To evaluate whether the increased risk of breast cancer is dependent on the formulation of menopausal hormone therapy (HT) used.
We performed a population-based case–control study of women aged 50 years or older using data from the U.K. Clinical Practice Research Datalink. Women with incident cases of breast cancer were age-matched (1:10) with a control group of women with comparable follow-up time with no history of breast cancer. Exposures were classified as ever or never for the following menopausal HT formulations: bioidentical estrogens, animal-derived estrogens, micronized progesterone, and synthetic progestin. Logistic regression analyses were performed to estimate the adjusted effect of menopausal HT formulation on breast cancer risk.
Between 1995 and 2014, 43,183 cases of breast cancer were identified and matched to 431,830 women in a control group. In adjusted analyses, compared with women who never used menopausal HT, its use was associated with an increased risk of breast cancer (odds ratio [OR] 1.12, 95% CI 1.09–1.15). Compared with never users, estrogens were not associated with breast cancer (bioidentical estrogens: OR 1.04, 95% CI 1.00–1.09; animal-derived estrogens: OR 1.01, 95% CI 0.96–1.06; both: OR 0.96, 95% CI 0.89–1.03).
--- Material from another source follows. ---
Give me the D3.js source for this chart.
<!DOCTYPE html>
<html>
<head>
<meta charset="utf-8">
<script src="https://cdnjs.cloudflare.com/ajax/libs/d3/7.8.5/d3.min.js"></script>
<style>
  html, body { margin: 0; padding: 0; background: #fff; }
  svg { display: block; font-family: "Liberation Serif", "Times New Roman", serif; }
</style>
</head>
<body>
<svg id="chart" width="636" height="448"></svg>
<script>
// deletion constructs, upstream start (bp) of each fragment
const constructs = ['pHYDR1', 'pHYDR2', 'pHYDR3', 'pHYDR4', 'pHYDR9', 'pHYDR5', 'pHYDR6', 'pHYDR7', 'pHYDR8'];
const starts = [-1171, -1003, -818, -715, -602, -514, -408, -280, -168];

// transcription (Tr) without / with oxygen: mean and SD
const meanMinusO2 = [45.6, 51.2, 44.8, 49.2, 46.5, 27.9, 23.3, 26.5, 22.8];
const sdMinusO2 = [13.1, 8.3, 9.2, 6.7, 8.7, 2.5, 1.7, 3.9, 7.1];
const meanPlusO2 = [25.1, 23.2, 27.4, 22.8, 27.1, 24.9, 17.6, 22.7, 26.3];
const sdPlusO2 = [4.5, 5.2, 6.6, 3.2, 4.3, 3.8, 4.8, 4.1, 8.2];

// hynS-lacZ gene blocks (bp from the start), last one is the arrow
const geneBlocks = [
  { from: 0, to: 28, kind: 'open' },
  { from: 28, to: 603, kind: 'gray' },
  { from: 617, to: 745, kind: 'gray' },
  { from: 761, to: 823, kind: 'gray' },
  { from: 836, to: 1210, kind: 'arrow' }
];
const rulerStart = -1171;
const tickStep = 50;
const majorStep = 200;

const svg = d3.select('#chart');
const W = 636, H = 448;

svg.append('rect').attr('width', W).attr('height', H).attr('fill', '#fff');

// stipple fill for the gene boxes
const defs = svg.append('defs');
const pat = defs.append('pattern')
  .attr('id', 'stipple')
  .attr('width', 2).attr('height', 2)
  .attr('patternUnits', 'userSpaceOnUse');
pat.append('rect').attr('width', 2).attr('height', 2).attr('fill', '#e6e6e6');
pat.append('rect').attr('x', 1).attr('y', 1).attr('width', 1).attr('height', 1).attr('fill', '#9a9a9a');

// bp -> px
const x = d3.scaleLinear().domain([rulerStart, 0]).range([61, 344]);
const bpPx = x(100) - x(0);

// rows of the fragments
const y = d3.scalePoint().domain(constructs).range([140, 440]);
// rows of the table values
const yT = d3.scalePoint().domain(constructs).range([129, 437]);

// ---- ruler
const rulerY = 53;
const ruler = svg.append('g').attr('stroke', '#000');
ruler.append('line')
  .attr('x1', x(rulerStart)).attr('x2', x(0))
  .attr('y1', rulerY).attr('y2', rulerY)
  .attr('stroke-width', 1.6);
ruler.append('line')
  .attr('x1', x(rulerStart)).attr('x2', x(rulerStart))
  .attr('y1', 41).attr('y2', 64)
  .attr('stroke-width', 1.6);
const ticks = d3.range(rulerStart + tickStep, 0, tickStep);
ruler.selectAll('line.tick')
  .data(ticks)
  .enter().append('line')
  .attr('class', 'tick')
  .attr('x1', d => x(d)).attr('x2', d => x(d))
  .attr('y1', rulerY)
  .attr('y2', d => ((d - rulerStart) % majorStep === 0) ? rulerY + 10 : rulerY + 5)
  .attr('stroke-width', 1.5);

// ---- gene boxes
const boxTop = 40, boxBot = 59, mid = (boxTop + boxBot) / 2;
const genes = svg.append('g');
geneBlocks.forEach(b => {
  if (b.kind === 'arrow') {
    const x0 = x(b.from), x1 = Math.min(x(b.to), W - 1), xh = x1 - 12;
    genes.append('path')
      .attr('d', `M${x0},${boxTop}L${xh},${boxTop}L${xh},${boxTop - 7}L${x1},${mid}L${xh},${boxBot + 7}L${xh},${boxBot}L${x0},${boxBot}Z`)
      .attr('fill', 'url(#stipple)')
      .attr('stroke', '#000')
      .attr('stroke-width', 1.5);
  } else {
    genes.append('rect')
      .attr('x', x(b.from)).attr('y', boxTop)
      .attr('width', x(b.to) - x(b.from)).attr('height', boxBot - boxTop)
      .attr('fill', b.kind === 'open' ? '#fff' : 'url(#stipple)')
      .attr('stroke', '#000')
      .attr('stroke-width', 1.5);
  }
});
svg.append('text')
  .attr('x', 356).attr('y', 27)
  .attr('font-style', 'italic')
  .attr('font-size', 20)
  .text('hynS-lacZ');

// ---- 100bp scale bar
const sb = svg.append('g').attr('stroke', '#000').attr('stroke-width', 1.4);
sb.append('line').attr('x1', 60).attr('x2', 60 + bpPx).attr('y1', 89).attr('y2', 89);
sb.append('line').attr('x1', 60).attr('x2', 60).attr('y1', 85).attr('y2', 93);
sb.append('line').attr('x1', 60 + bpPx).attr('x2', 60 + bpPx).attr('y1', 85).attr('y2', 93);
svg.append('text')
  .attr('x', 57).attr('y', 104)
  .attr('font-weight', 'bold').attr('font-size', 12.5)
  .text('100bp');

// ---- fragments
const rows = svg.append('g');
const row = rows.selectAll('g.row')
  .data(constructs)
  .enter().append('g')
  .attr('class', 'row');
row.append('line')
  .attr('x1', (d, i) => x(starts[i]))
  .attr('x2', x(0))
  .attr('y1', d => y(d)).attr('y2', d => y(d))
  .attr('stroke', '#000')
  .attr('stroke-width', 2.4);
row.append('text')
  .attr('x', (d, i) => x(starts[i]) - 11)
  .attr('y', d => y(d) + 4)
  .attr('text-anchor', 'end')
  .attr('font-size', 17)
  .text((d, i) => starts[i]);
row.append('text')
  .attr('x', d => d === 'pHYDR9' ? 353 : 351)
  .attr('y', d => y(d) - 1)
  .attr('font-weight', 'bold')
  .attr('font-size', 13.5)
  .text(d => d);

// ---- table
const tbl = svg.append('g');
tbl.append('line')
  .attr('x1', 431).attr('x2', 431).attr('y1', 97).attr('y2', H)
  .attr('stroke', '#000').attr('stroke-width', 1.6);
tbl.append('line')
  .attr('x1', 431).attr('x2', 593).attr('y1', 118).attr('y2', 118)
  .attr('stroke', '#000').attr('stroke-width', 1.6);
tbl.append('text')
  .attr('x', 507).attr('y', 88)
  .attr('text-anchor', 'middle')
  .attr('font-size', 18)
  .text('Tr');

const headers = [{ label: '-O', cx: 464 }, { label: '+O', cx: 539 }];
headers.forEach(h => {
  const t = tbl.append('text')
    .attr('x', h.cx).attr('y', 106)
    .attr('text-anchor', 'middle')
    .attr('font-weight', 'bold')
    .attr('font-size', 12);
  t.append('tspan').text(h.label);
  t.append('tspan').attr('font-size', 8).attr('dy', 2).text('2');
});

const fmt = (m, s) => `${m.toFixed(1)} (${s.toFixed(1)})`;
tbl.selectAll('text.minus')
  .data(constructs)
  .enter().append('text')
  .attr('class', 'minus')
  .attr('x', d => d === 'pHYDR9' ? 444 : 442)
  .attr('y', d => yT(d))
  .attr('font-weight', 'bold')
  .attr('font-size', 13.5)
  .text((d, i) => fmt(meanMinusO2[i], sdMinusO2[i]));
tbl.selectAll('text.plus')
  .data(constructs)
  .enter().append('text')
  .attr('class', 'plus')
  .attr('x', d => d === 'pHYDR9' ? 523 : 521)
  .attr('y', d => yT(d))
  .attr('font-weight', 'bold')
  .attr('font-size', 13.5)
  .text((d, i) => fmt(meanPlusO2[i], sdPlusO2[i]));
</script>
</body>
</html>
Progestogens appeared to be differentially associated with breast cancer (micronized progesterone: OR 0.99, 95% CI 0.55–1.79; synthetic progestin: OR 1.28, 95% CI 1.22–1.35; both OR 1.31, 0.30–5.73).
Although menopausal HT use appears to be associated with an overall increased risk of breast cancer, this risk appears predominantly mediated through formulations containing synthetic progestins. When prescribing menopausal HT, micronized progesterone may be the safer progestogen to be used.